My in-laws brought me a beer (my first in 9 months) to have with my hospital dinner one night after the twins were born. We had been inundated with family all day, and I ate dinner after eight while imbibing a beloved IPA. Soon, I was buzzed, overwhelmed, emotional, and crying with my head down on the hospital tray. In came a nursing assistant to check on me. She didn't take my blood pressure, she just asked if I was OK and gave me an understanding hug.
Xie and Andrea spent loads of time with my ten year old, teaching her to swaddle the twins, oohing and ahhing over the outfits she dressed them in, and helping her develop the confidence to pick them up and tend to their needs - this was invaluable in the weeks to follow. They sent her home with a "Best Big Sister" certificate now proudly displayed on her bookshelf.
My pediatrician and obstetrician also fall into the category of people I wish I could call my best friends (without being weird). They were the first to demonstrate empathy about our infertility and the first to share our happiness when we finally became pregnant. Like me, they are working women trying to balance work and family and value how people are treated in a professional environment. They are funny and candid, and I love them.

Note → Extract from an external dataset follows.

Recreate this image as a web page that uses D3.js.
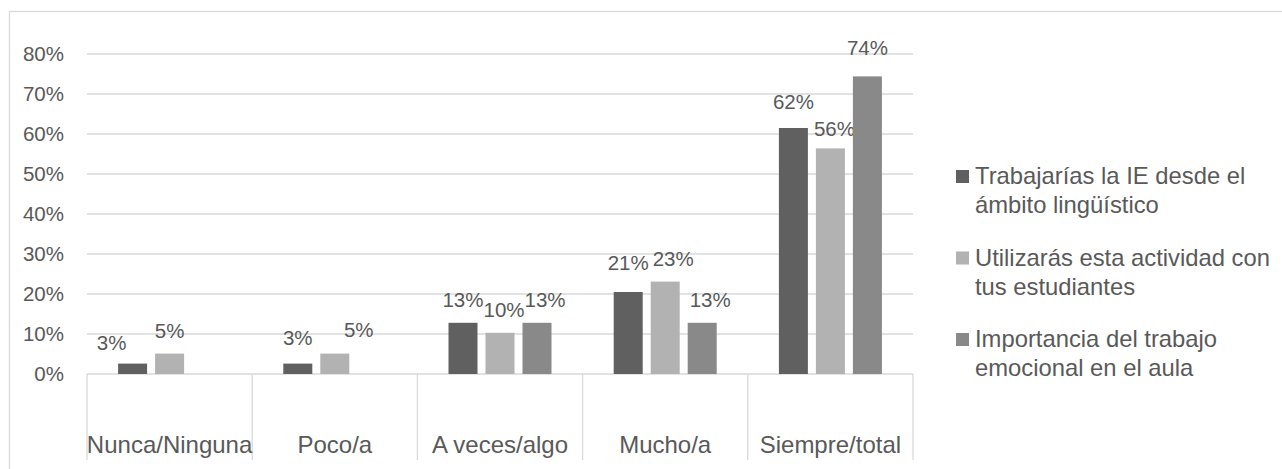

Is it a strange statement on the estrangement of modern day life (particularly in a place with a pulse like Silicon Valley) that I want my healthcare providers as friends? I have instant trust in these caretakers that seems like the foundation of a promising friendship. There's no posturing, no guardedness - in fact, there's just a strong admiration for who they are and their chosen profession that makes me wish my maternity nurses could remain in my life beyond the day that I bundled my new family members in car seats and was wheeled out of the ward.
What about you? Have you experienced a similar fondness for your healthcare providers? If so - why?